GPS: 49°45'57.112"N, 17°46'55.642"E
A string of fishponds called Bělidlo are hidden in a depression on the left side of the road to Kamenka, behind the former manor farm. According to living witnesses, there was indeed once a building that stood upon the stream in which they whitened laundry (thereby explaining their Czech name). The set of 7 fishponds were gradually created during the 1960s and 1970s, and today they have a combined surface area of 4.5 ha. They are fed by a nameless stream, draining water from the fields above. Whenever there is a drought, the ponds and the stream dry up, which is why they are not used in summer.

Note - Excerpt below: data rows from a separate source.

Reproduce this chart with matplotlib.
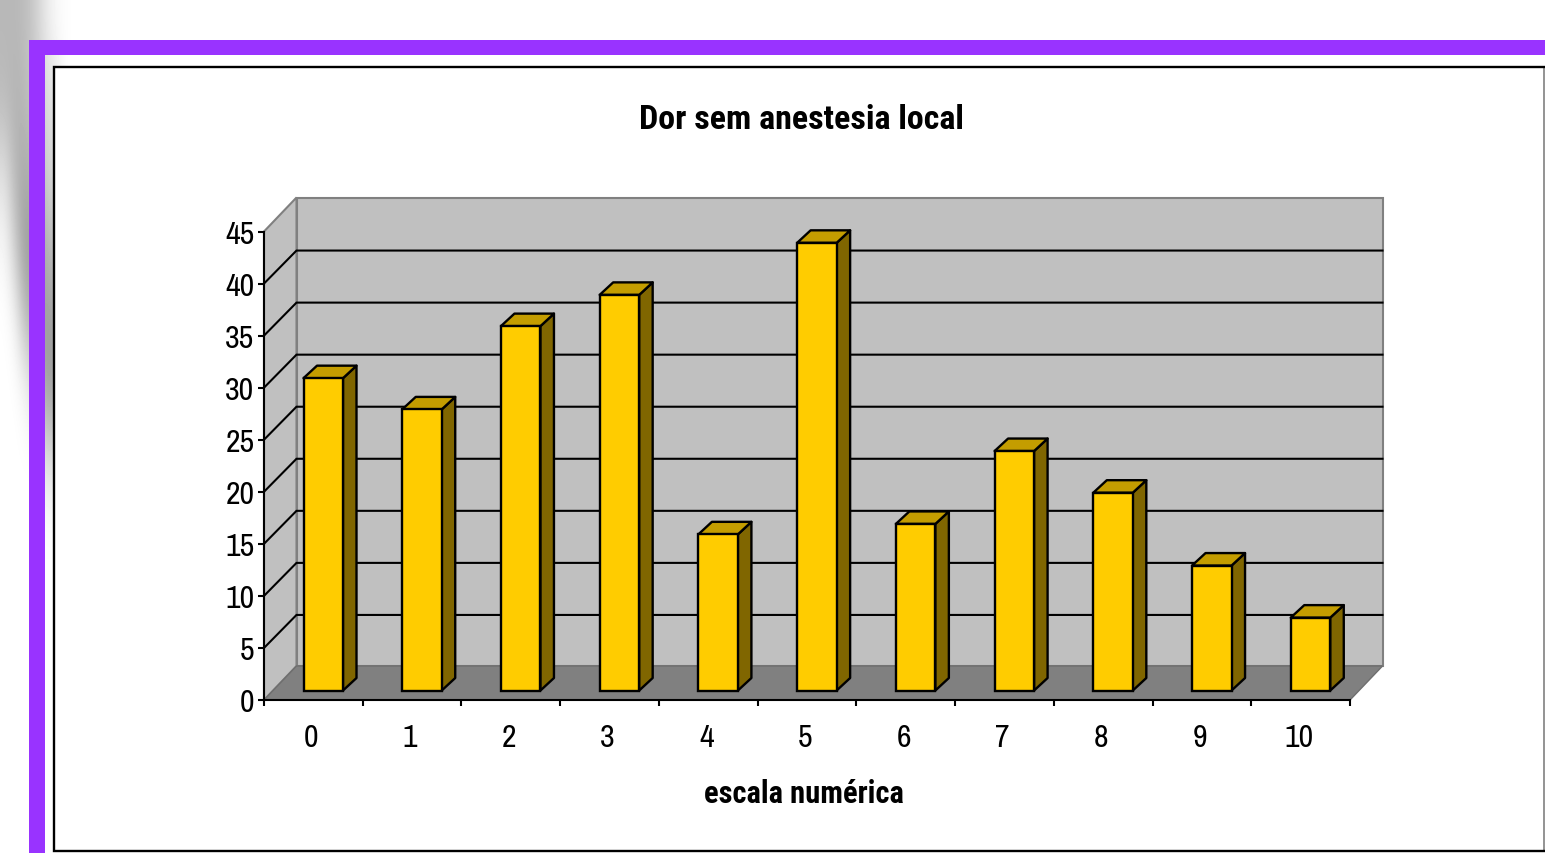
import matplotlib
matplotlib.use("Agg")
import numpy as np
import matplotlib.pyplot as plt
from matplotlib.patches import Polygon, Rectangle

# chart data
categories = ["0", "1", "2", "3", "4", "5", "6", "7", "8", "9", "10"]
values = [30, 27, 35, 38, 15, 43, 16, 23, 19, 12, 7]
y_ticks = [0, 5, 10, 15, 20, 25, 30, 35, 40, 45]

W, H = 1545, 854
plt.rcParams["font.family"] = ["Archivo Narrow", "Liberation Sans"]
BOLD = ["Roboto Condensed", "Liberation Sans"]

fig = plt.figure(figsize=(W / 100, H / 100), dpi=100, facecolor="white")

# page background: the slide frame, in pixel coordinates
bg = fig.add_axes([0, 0, 1, 1], zorder=0)
bg.axis("off")

# soft grey smudge behind the frame at the top left
smudge = np.array([
    [.72, .72, .74, .80, .90, .97, .99, 1],
    [.74, .70, .72, .78, .85, .88, 1, 1],
    [.88, .72, .66, .72, .80, .85, 1, 1],
    [.97, .80, .60, .62, .70, .75, 1, 1],
    [1, .95, .72, .65, .62, .62, 1, 1],
    [1, 1, .95, .85, .60, .60, 1, 1],
    [1, 1, 1, 1, .85, .85, 1, 1],
    [1, 1, 1, 1, 1, 1, 1, 1],
])
bg.imshow(smudge, extent=(0, 80, 560, 0), cmap="gray", vmin=0, vmax=1,
          interpolation="bicubic", aspect="auto", zorder=0)
bg.set_xlim(0, W)
bg.set_ylim(H, 0)

bg.add_patch(Rectangle((29, 40.5), W - 29, 15, fc="#9933ff", ec="none", zorder=2))
bg.add_patch(Rectangle((29, 40.5), 16, H - 40, fc="#9933ff", ec="none", zorder=2))
bg.add_patch(Rectangle((54, 68), 1490, 784, fc="white", ec="none", zorder=3))
bg.plot([1544, 1544], [68, 852], color="#808080", lw=1.2, zorder=4)
bg.plot([1544, 54, 54, 1544], [68, 68, 852, 852], color="black", lw=1.7, zorder=4,
        solid_joinstyle="miter")

# main axes = front plane of the 3D box
left, right, top, bottom = 264, 1350, 232.5, 701
ax = fig.add_axes([left / W, (H - bottom) / H, (right - left) / W, (bottom - top) / H], zorder=1)
ax.set_xlim(0, len(categories))
ax.set_ylim(0, 45)
ax.patch.set_alpha(0)
for s in ["top", "right"]:
    ax.spines[s].set_visible(False)
for s in ["left", "bottom"]:
    ax.spines[s].set_linewidth(1.5)
    ax.spines[s].set_zorder(6)

ux = (right - left) / len(categories)
uy = (bottom - top) / 45
wall_dx, wall_dy = 32.5 / ux, 34 / uy
grid_dy = 33 / uy
n = len(categories)
ymax = y_ticks[-1]

# walls and floor
ax.add_patch(Polygon([(wall_dx, wall_dy), (n + wall_dx, wall_dy), (n + wall_dx, ymax + wall_dy), (wall_dx, ymax + wall_dy)],
                     fc="#c0c0c0", ec="#808080", lw=1.5, clip_on=False, zorder=1))
ax.add_patch(Polygon([(0, 0), (wall_dx, wall_dy), (wall_dx, ymax + wall_dy), (0, ymax)],
                     fc="#c0c0c0", ec="#808080", lw=1.5, clip_on=False, zorder=1))
ax.add_patch(Polygon([(0, 0), (n, 0), (n + wall_dx, wall_dy), (wall_dx, wall_dy)],
                     fc="#808080", ec="#6e6e6e", lw=1, clip_on=False, zorder=2))

# gridlines
for v in y_ticks[1:-1]:
    ax.plot([0, wall_dx, n + wall_dx], [v, v + grid_dy, v + grid_dy], color="black", lw=1.5,
            clip_on=False, zorder=3, solid_joinstyle="miter")

# bars
bar_w = 39.5 / ux
base_x, base_y = 39.5 / ux, 9.5 / uy
side_dx, side_dy = 13.5 / ux, 12.5 / uy
for i, v in enumerate(values):
    x0 = i + base_x
    x1 = x0 + bar_w
    yb = base_y
    yt = base_y + v
    ax.add_patch(Polygon([(x1, yb), (x1 + side_dx, yb + side_dy), (x1 + side_dx, yt + side_dy), (x1, yt)],
                         fc="#806600", ec="black", lw=1.7, clip_on=False, zorder=4, joinstyle="round"))
    ax.add_patch(Polygon([(x0, yt), (x1, yt), (x1 + side_dx, yt + side_dy), (x0 + side_dx, yt + side_dy)],
                         fc="#c49d00", ec="black", lw=1.7, clip_on=False, zorder=4, joinstyle="round"))
ax.bar(np.arange(n) + base_x + bar_w / 2, values, bar_w, bottom=base_y, color="#ffcc00",
       edgecolor="black", linewidth=1.7, zorder=5, clip_on=False)

# ticks, category labels sit centred between the tick marks
ax.set_yticks(y_ticks)
ax.set_xticks(np.arange(n + 1))
ax.set_xticklabels([])
ax.tick_params(axis="y", length=4, width=1.5, labelsize=23, pad=3)
ax.tick_params(axis="x", length=4.5, width=1.5)
for i, c in enumerate(categories):
    ax.text(i + 0.48, -3.55, c, ha="center", va="center", fontsize=23, color="black")

fig.text(801 / W, 1 - 120 / H, "Dor sem anestesia local", ha="center", va="center",
         fontsize=24.5, fontweight="bold", family=BOLD)
fig.text(804 / W, 1 - 794 / H, "escala numérica", ha="center", va="center",
         fontsize=22, fontweight="bold", family=BOLD)

fig.savefig("out.png", dpi=100)
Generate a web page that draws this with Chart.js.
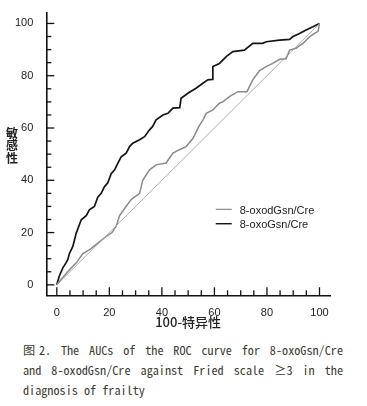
<!DOCTYPE html>
<html>
<head>
<meta charset="utf-8">
<script src="https://cdn.jsdelivr.net/npm/chart.js@4.4.0/dist/chart.umd.min.js"></script>
<style>
  html, body { margin: 0; padding: 0; background: #fff; }
  #wrap { position: relative; width: 367px; height: 332px; }
  #caption {
    margin: 8px 0 0 23px;
    width: 320px;
    font-family: "Noto Sans Mono CJK KR", "Noto Sans CJK KR", "Noto Sans", sans-serif;
    font-size: 12.2px;
    line-height: 20px;
    color: #3c3c34;
  }
  #caption .j { text-align: justify; text-align-last: justify; white-space: nowrap; }
</style>
</head>
<body>
<div id="wrap"><canvas id="roc" width="367" height="332"></canvas></div>
<div id="caption">
  <div class="j">图2. The AUCs of the ROC curve for 8-oxoGsn/Cre</div>
  <div class="j">and 8-oxodGsn/Cre against Fried scale ≥3 in the</div>
  <div>diagnosis of frailty</div>
</div>
<script>
// ROC curve points (x = 100-specificity, y = sensitivity)
const oxoX = [0, 0.4, 1, 2.3, 3.5, 4.2, 4.8, 6.1, 7.4, 9.3, 11.2, 12.4, 14.3, 15.6, 16.9, 18.1, 19.4, 20.7, 22, 23.2, 24.5, 26.4, 27.7, 28.9, 31.5, 33.4, 35.3, 36.5, 37.8, 40.4, 42.3, 44.2, 46.8, 47.3, 49.9, 53, 55.6, 57.5, 59.2, 59.4, 61.9, 64.5, 67, 71.4, 74.6, 78.4, 79.7, 84.8, 88.6, 89.8, 92.4, 94.9, 97.5, 100];
const oxoY = [0, 1.5, 3.5, 6.5, 8.4, 9.7, 12, 14.7, 19.8, 24.9, 26.5, 28.7, 30, 33.5, 35, 37.5, 39, 42.5, 44, 46.5, 49, 50.4, 52.9, 54.2, 55.5, 56.7, 59.3, 60.6, 63.1, 65, 65.6, 67.6, 67.8, 71.4, 73.3, 75.2, 77.1, 78.4, 78.6, 83.5, 84.7, 87.3, 89.2, 89.8, 92.4, 92.4, 93, 93.6, 93.9, 94.9, 96.2, 97.5, 98.7, 100];

const oxodX = [0, 2, 5, 7.5, 9.9, 12.5, 15, 18.8, 21, 22.6, 23.9, 26, 28.3, 31.5, 32.7, 35.3, 37.8, 41.6, 44.2, 46.7, 49.2, 51.8, 54.3, 55.6, 56.9, 59.4, 61.9, 63.2, 65.7, 68.9, 72.4, 74.6, 77.2, 79.7, 82.2, 84.8, 87.3, 88.6, 91.1, 92.4, 93.7, 94.9, 96.2, 98.1, 99.5, 100];
const oxodY = [0, 2.5, 6, 8.5, 12, 13.5, 15.5, 18.5, 20, 22.4, 26.5, 29.5, 32.6, 35, 40, 44, 45.9, 46.6, 50.4, 51.7, 52.9, 56, 61, 63, 65.6, 66.9, 69.5, 70, 72, 73.9, 73.9, 78.4, 82, 83.5, 84.7, 86.3, 86.5, 89.8, 90.5, 91.5, 92.4, 93.6, 94.9, 96.2, 97, 100];

const refX = [0, 100];
const refY = [0, 100];

const tickValues = [0, 20, 40, 60, 80, 100];
const seriesLabels = ['8-oxodGsn/Cre', '8-oxoGsn/Cre'];
const xTitle = '100-特异性';
const yTitle = ['敏', '感', '性'];

const toPoints = (xs, ys) => xs.map((x, i) => ({ x: x, y: ys[i] }));

const GRAY = '#8a8a8a';
const BLACK = '#151515';
const labelFont = '"Liberation Sans", Arial, sans-serif';

// inward ticks every 5 units, y title stacked, legend inside the plot
const decorPlugin = {
  id: 'decor',
  afterDraw(chart) {
    const ctx = chart.ctx;
    const xs = chart.scales.x, ys = chart.scales.y;
    const area = chart.chartArea;
    ctx.save();
    ctx.strokeStyle = '#111';
    ctx.lineWidth = 1.3;
    for (let v = 0; v <= 100; v += 5) {
      const len = v % 20 === 0 ? 8 : 5;
      const px = xs.getPixelForValue(v);
      ctx.beginPath();
      ctx.moveTo(px, area.bottom);
      ctx.lineTo(px, area.bottom - len);
      ctx.stroke();
      const py = ys.getPixelForValue(v);
      ctx.beginPath();
      ctx.moveTo(area.left, py);
      ctx.lineTo(area.left + len, py);
      ctx.stroke();
    }

    // y title, characters stacked
    ctx.fillStyle = '#222';
    ctx.font = 'bold 12px "Noto Sans CJK SC", sans-serif';
    ctx.textAlign = 'center';
    ctx.textBaseline = 'middle';
    yTitle.forEach((ch, i) => ctx.fillText(ch, 12, 133 + i * 12.5));

    // legend
    const lx = xs.getPixelForValue(60.5);
    const rows = [
      { label: seriesLabels[0], color: GRAY, width: 1.2, y: ys.getPixelForValue(28.5) },
      { label: seriesLabels[1], color: BLACK, width: 1.4, y: ys.getPixelForValue(23) }
    ];
    ctx.font = '11px ' + labelFont;
    ctx.textAlign = 'left';
    rows.forEach(r => {
      ctx.strokeStyle = r.color;
      ctx.lineWidth = r.width;
      ctx.beginPath();
      ctx.moveTo(lx, r.y - 1);
      ctx.lineTo(lx + 16, r.y - 1);
      ctx.stroke();
      ctx.fillStyle = '#222';
      ctx.fillText(r.label, lx + 24, r.y + 0.5);
    });
    ctx.restore();
  }
};

const commonAxis = {
  type: 'linear',
  min: -4,
  max: 104,
  grid: { display: false },
  border: { display: true, color: '#111', width: 1.6 },
  afterBuildTicks: s => { s.ticks = tickValues.map(v => ({ value: v })); },
  ticks: { color: '#222', font: { family: labelFont, size: 11 } }
};

new Chart(document.getElementById('roc'), {
  type: 'scatter',
  data: {
    datasets: [
      {
        label: 'ref',
        data: toPoints(refX, refY),
        showLine: true,
        borderColor: '#9a9a9a',
        borderWidth: 0.8,
        pointRadius: 0
      },
      {
        label: seriesLabels[0],
        data: toPoints(oxodX, oxodY),
        showLine: true,
        borderColor: GRAY,
        borderWidth: 1.5,
        pointRadius: 0
      },
      {
        label: seriesLabels[1],
        data: toPoints(oxoX, oxoY),
        showLine: true,
        borderColor: BLACK,
        borderWidth: 1.7,
        pointRadius: 0
      }
    ]
  },
  options: {
    responsive: false,
    animation: false,
    layout: { padding: { left: 0, right: 37, top: 13, bottom: 0 } },
    plugins: { legend: { display: false }, tooltip: { enabled: false } },
    scales: {
      x: {
        ...commonAxis,
        afterFit: s => { s.height = 36.7; },
        ticks: { ...commonAxis.ticks, padding: 3 },
        title: {
          display: true,
          text: xTitle,
          color: '#222',
          font: { family: '"Noto Sans CJK SC", sans-serif', size: 13, weight: '500' },
          padding: { top: 0, bottom: 2 }
        }
      },
      y: {
        ...commonAxis,
        afterFit: s => { s.width = 46.3; },
        ticks: { ...commonAxis.ticks, padding: 5 }
      }
    }
  },
  plugins: [decorPlugin]
});
</script>
</body>
</html>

GPS: 49°46'31.590"N, 17°46'22.788"E
The largest body of water in the Vítkov District comprises the two Paveláky fishponds, located to the west of the town between the roads to Nové Těchanovice and Čermná ve Slezsku. These two ponds are fed by the Čermná Stream, which rises in the boggy field beside the village of the same name, and other nameless streams. The maps name the ponds Pavelák I and Pavelák II. Few people today know, however, how they got their names, or indeed when and for what purpose they were created.
The originally older Pavelák (with the little island) – closer to Čermná ve Slezsku – has an expanse of 4.5 ha. It was named after the first post-war administrator of the Vítkov Brewery, a certain Pavelák. Its purpose was to supply ice to the brewery in winter. On the earth dam, about 200 m in length, we find a plantation of identically aged, mature common oak. Pavelák II (closer to Vítkov), was created in 1968–69 as an irrigation pond.